Sunday, August 22, 2010

Ignorance by Milan Kundera



A human lifetime is 80 years long on average. A person imagines and organizes his life with that in mind. What I have just said everyone knows, but only rarely do we realize that the number of years granted us is not merely a quantitative fact, an external feature (like nose length or eyes color), but is part of the very definition of the human. A person who might live, with all his faculties, twice as long, say 160 years, would not belong to our species. Nothing about his life would be like ours – not love, or ambitions, or feelings, or nostalgia; nothing. If after after 20 years abroad an emigre were to come back to his native land with another one hundred years of life ahead of him, it would probably not be a return at all, just one of many byways on the long journey of his life.

For the very notion of homeland, with all its emotional power, is bound up with the relative brevity of our life, which allows us too little time to become attached to some other country, to other countries, to other languages.

Sexual relations can take up the whole of adult life. But if that life were a lot longer, might not staleness stifle the capacity for arousal well before one's physical powers declined? For there is an enormous difference between the first and the tenth, the hundredth, the thousandth, or the ten thousandth coitus. Where lies the boundary line beyond which repetition becomes stereotyped, if not comical or even impossible? And once that boundary is crossed, what would become of the erotic relationship between a man and a woman? Would it vanish? Or, on the contrary, would lovers consider the sexual phase of their lives to be the barbaric prehistory of real love?

Answering these questions is as easy as imagining the psychology of the inhabitants of an unknown planet... We who must die soon, we just don't know.

Memory cannot be understood, either, without a mathematical approach. The fundamental given is the ratio between the amount of time in the lived life and the amount of time from that life which is stored in memory. No one has ever tried to calculate this ratio, and in fact there exists no technique for doing so; yet without much risk of error I could assume that the memory retains no more than a millionth, a hundred-millionth, in short an utterly infinitesimal bit of the lived life. That fact too is part of the essence of man. If someone could retain his memory everything he had experienced, if he could at any time call up any fragment of his past, he would be nothing like human beings: neither his loves nor his friendships nor his anger nor his capacity to forgive or avenge would resemble ours.

We will never cease our critique of those persons who distort the past, rewrite it, falsify it, who exaggerate the importance of one event and fail to mention some other; such a critique is proper (it cannot fail to be), but it doesn't count for much unless a more basic critique precedes it: a critique of human memory as such. For after all, what can memory actually do, the poor thing? It is only capable of retaining a paltry little scrap of the past, and no one knows why just this scrap and not some other, since in each of us the choice occurs mysteriously, outside our will or interests.
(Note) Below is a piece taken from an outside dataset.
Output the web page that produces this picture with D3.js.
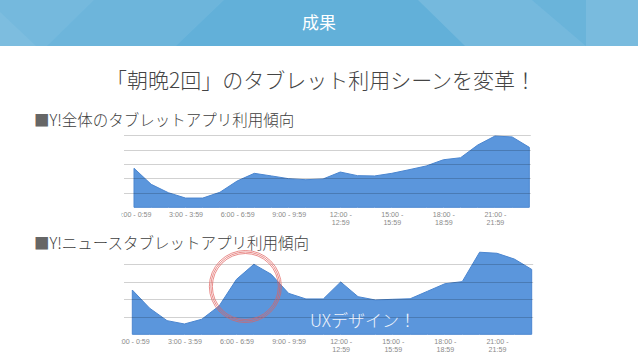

We don't understand a thing about human life if we persist in avoiding the most obvious fact: that a reality no longer is what it was when it was; it cannot be reconstructed....

I imagine the feelings of two people meeting again after many years. In the past they spent some time together, and therefore they think they are linked by the same experience, the same recollections. The same recollections? That's where the misunderstanding starts: they don't have the same recollections; each of them retains two or three small scenes from the past, but each has his own; their recollections are not similar; they don't intersect; and even in terms of quantity they are not comparable: one person remembers the other more than he is remembered; first because memory capacity varies among individuals (an explanation that each of them would at least find acceptable), but also (and this is more painful to admit) because they don't hold the same importance for each other. When Irena saw Josef at the airport, she remembered every detail of their long-ago adventure; Josef remembered nothing. From the very first moment their encounter was based on an unjust and revolting inequality.

Ignorance by Milan Kundera, translated from the French by Linda Asher; HarperCollins, 2000/2002.